:: Instructions for the task ::
Write out each line exactly as given. Leave the pictures out of your copy.

:: Raw data ::
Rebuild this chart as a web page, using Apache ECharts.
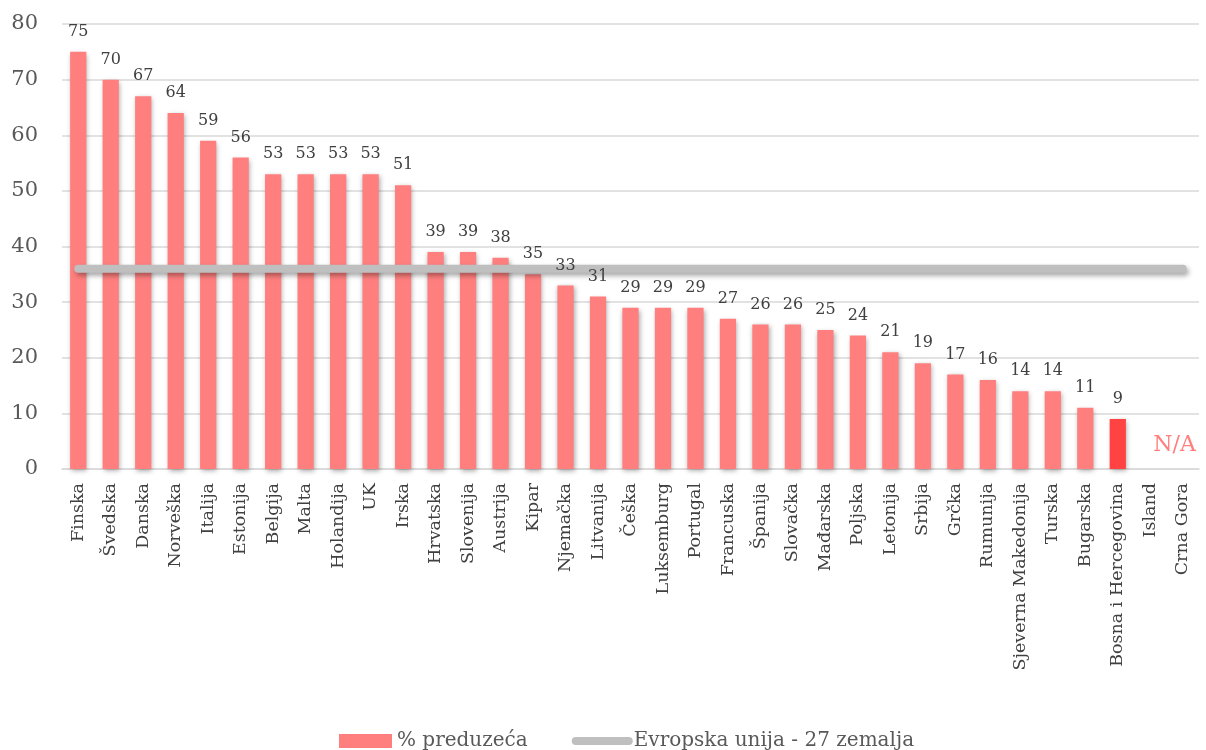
<!DOCTYPE html>
<html>
<head>
<meta charset="utf-8">
<script src="https://cdn.jsdelivr.net/npm/echarts@6/dist/echarts.min.js"></script>
<style>
  html, body { margin: 0; padding: 0; background: #fff; }
  #chart { width: 1206px; height: 750px; }
</style>
</head>
<body>
<div id="chart"></div>
<script>
// Countries (x axis)
const countries = ['Finska', 'Švedska', 'Danska', 'Norveška', 'Italija', 'Estonija', 'Belgija', 'Malta',
  'Holandija', 'UK', 'Irska', 'Hrvatska', 'Slovenija', 'Austrija', 'Kipar', 'Njemačka', 'Litvanija',
  'Češka', 'Luksemburg', 'Portugal', 'Francuska', 'Španija', 'Slovačka', 'Mađarska', 'Poljska',
  'Letonija', 'Srbija', 'Grčka', 'Rumunija', 'Sjeverna Makedonija', 'Turska', 'Bugarska',
  'Bosna i Hercegovina', 'Island', 'Crna Gora'];
// % of enterprises (null = no data)
const shares = [75, 70, 67, 64, 59, 56, 53, 53, 53, 53, 51, 39, 39, 38, 35, 33, 31, 29, 29, 29, 27,
  26, 26, 25, 24, 21, 19, 17, 16, 14, 14, 11, 9, null, null];
// EU-27 average
const euAverage = 36;
const highlighted = 'Bosna i Hercegovina';
const yTicks = [0, 10, 20, 30, 40, 50, 60, 70, 80];

const FONT = '"DejaVu Serif", serif';
const chart = echarts.init(document.getElementById('chart'));

const barData = shares.map((v, i) => ({
  value: v,
  itemStyle: { color: countries[i] === highlighted ? '#FF4343' : '#FF7F7F' }
}));

chart.setOption({
  animation: false,
  textStyle: { fontFamily: FONT },
  grid: { left: 62, right: 7, top: 24, bottom: 281, containLabel: false },
  legend: {
    top: 726,
    left: 334,
    itemGap: 44,
    itemWidth: 53,
    itemHeight: 14,
    textStyle: { fontFamily: FONT, fontSize: 20, color: '#595959' },
    data: [
      { name: '% preduzeća', icon: 'rect' },
      {
        name: 'Evropska unija - 27 zemalja',
        itemStyle: { color: 'rgba(0,0,0,0)', borderWidth: 0, opacity: 0 },
        lineStyle: { width: 8, cap: 'round', color: '#BFBFBF', shadowBlur: 0, shadowOffsetX: 0, shadowOffsetY: 0 }
      }
    ]
  },
  xAxis: {
    type: 'category',
    data: countries,
    axisTick: { show: false },
    axisLine: { show: true, lineStyle: { color: '#d9d9d9', width: 1.5 } },
    axisLabel: {
      rotate: 90,
      interval: 0,
      margin: 14,
      fontSize: 17.5,
      fontFamily: FONT,
      color: '#404040'
    }
  },
  yAxis: {
    type: 'value',
    min: 0,
    max: 80,
    interval: 10,
    axisLine: { show: false },
    axisTick: { show: false },
    splitLine: { lineStyle: { color: '#d9d9d9', width: 1.5 } },
    axisLabel: {
      fontSize: 21,
      fontFamily: FONT,
      color: '#595959',
      margin: 24,
      formatter: v => yTicks.includes(v) ? String(v) : ''
    }
  },
  series: [
    {
      name: '% preduzeća',
      type: 'bar',
      data: barData,
      barWidth: '50%',
      itemStyle: {
        color: '#FF7F7F',
        shadowBlur: 5,
        shadowOffsetX: 1,
        shadowOffsetY: 2,
        shadowColor: 'rgba(0,0,0,0.35)'
      },
      z: 2
    },
    {
      name: 'Evropska unija - 27 zemalja',
      type: 'line',
      data: countries.map(() => euAverage),
      symbol: 'none',
      lineStyle: {
        color: '#BFBFBF',
        width: 8,
        cap: 'round',
        shadowBlur: 5,
        shadowOffsetX: 2,
        shadowOffsetY: 3,
        shadowColor: 'rgba(0,0,0,0.35)'
      },
      itemStyle: { color: '#BFBFBF' },
      z: 3
    },
    {
      // value labels drawn above the average line
      name: 'labels',
      type: 'bar',
      data: shares,
      barWidth: '50%',
      barGap: '-100%',
      silent: true,
      itemStyle: { color: 'rgba(0,0,0,0)' },
      label: {
        show: true,
        position: 'top',
        distance: 12,
        fontSize: 16,
        fontFamily: FONT,
        color: '#404040'
      },
      z: 4
    }
  ]
});

// "N/A" note for countries without data, placed beside the last two categories
const p1 = chart.convertToPixel({ seriesIndex: 0 }, ['Island', 4.3]);
const p2 = chart.convertToPixel({ seriesIndex: 0 }, ['Crna Gora', 4.3]);
chart.setOption({
  graphic: [{
    type: 'text',
    x: p1[0] + (p2[0] - p1[0]) * 0.75,
    y: p1[1],
    style: {
      text: 'N/A',
      fontFamily: FONT,
      fontSize: 22,
      fill: '#FF7F7F',
      align: 'center',
      verticalAlign: 'middle'
    }
  }]
});
</script>
</body>
</html>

:: Result ::
Rebuild this chart as a web page, using Apache ECharts.
<!DOCTYPE html>
<html>
<head>
<meta charset="utf-8">
<script src="https://cdn.jsdelivr.net/npm/echarts@6/dist/echarts.min.js"></script>
<style>
  html, body { margin: 0; padding: 0; background: #fff; }
  #chart { width: 1206px; height: 750px; }
</style>
</head>
<body>
<div id="chart"></div>
<script>
// Countries (x axis)
const countries = ['Finska', 'Švedska', 'Danska', 'Norveška', 'Italija', 'Estonija', 'Belgija', 'Malta',
  'Holandija', 'UK', 'Irska', 'Hrvatska', 'Slovenija', 'Austrija', 'Kipar', 'Njemačka', 'Litvanija',
  'Češka', 'Luksemburg', 'Portugal', 'Francuska', 'Španija', 'Slovačka', 'Mađarska', 'Poljska',
  'Letonija', 'Srbija', 'Grčka', 'Rumunija', 'Sjeverna Makedonija', 'Turska', 'Bugarska',
  'Bosna i Hercegovina', 'Island', 'Crna Gora'];
// % of enterprises (null = no data)
const shares = [75, 70, 67, 64, 59, 56, 53, 53, 53, 53, 51, 39, 39, 38, 35, 33, 31, 29, 29, 29, 27,
  26, 26, 25, 24, 21, 19, 17, 16, 14, 14, 11, 9, null, null];
// EU-27 average
const euAverage = 36;
const highlighted = 'Bosna i Hercegovina';
const yTicks = [0, 10, 20, 30, 40, 50, 60, 70, 80];

const FONT = '"DejaVu Serif", serif';
const chart = echarts.init(document.getElementById('chart'));

const barData = shares.map((v, i) => ({
  value: v,
  itemStyle: { color: countries[i] === highlighted ? '#FF4343' : '#FF7F7F' }
}));

chart.setOption({
  animation: false,
  textStyle: { fontFamily: FONT },
  grid: { left: 62, right: 7, top: 24, bottom: 281, containLabel: false },
  legend: {
    top: 726,
    left: 334,
    itemGap: 44,
    itemWidth: 53,
    itemHeight: 14,
    textStyle: { fontFamily: FONT, fontSize: 20, color: '#595959' },
    data: [
      { name: '% preduzeća', icon: 'rect' },
      {
        name: 'Evropska unija - 27 zemalja',
        itemStyle: { color: 'rgba(0,0,0,0)', borderWidth: 0, opacity: 0 },
        lineStyle: { width: 8, cap: 'round', color: '#BFBFBF', shadowBlur: 0, shadowOffsetX: 0, shadowOffsetY: 0 }
      }
    ]
  },
  xAxis: {
    type: 'category',
    data: countries,
    axisTick: { show: false },
    axisLine: { show: true, lineStyle: { color: '#d9d9d9', width: 1.5 } },
    axisLabel: {
      rotate: 90,
      interval: 0,
      margin: 14,
      fontSize: 17.5,
      fontFamily: FONT,
      color: '#404040'
    }
  },
  yAxis: {
    type: 'value',
    min: 0,
    max: 80,
    interval: 10,
    axisLine: { show: false },
    axisTick: { show: false },
    splitLine: { lineStyle: { color: '#d9d9d9', width: 1.5 } },
    axisLabel: {
      fontSize: 21,
      fontFamily: FONT,
      color: '#595959',
      margin: 24,
      formatter: v => yTicks.includes(v) ? String(v) : ''
    }
  },
  series: [
    {
      name: '% preduzeća',
      type: 'bar',
      data: barData,
      barWidth: '50%',
      itemStyle: {
        color: '#FF7F7F',
        shadowBlur: 5,
        shadowOffsetX: 1,
        shadowOffsetY: 2,
        shadowColor: 'rgba(0,0,0,0.35)'
      },
      z: 2
    },
    {
      name: 'Evropska unija - 27 zemalja',
      type: 'line',
      data: countries.map(() => euAverage),
      symbol: 'none',
      lineStyle: {
        color: '#BFBFBF',
        width: 8,
        cap: 'round',
        shadowBlur: 5,
        shadowOffsetX: 2,
        shadowOffsetY: 3,
        shadowColor: 'rgba(0,0,0,0.35)'
      },
      itemStyle: { color: '#BFBFBF' },
      z: 3
    },
    {
      // value labels drawn above the average line
      name: 'labels',
      type: 'bar',
      data: shares,
      barWidth: '50%',
      barGap: '-100%',
      silent: true,
      itemStyle: { color: 'rgba(0,0,0,0)' },
      label: {
        show: true,
        position: 'top',
        distance: 12,
        fontSize: 16,
        fontFamily: FONT,
        color: '#404040'
      },
      z: 4
    }
  ]
});

// "N/A" note for countries without data, placed beside the last two categories
const p1 = chart.convertToPixel({ seriesIndex: 0 }, ['Island', 4.3]);
const p2 = chart.convertToPixel({ seriesIndex: 0 }, ['Crna Gora', 4.3]);
chart.setOption({
  graphic: [{
    type: 'text',
    x: p1[0] + (p2[0] - p1[0]) * 0.75,
    y: p1[1],
    style: {
      text: 'N/A',
      fontFamily: FONT,
      fontSize: 22,
      fill: '#FF7F7F',
      align: 'center',
      verticalAlign: 'middle'
    }
  }]
});
</script>
</body>
</html>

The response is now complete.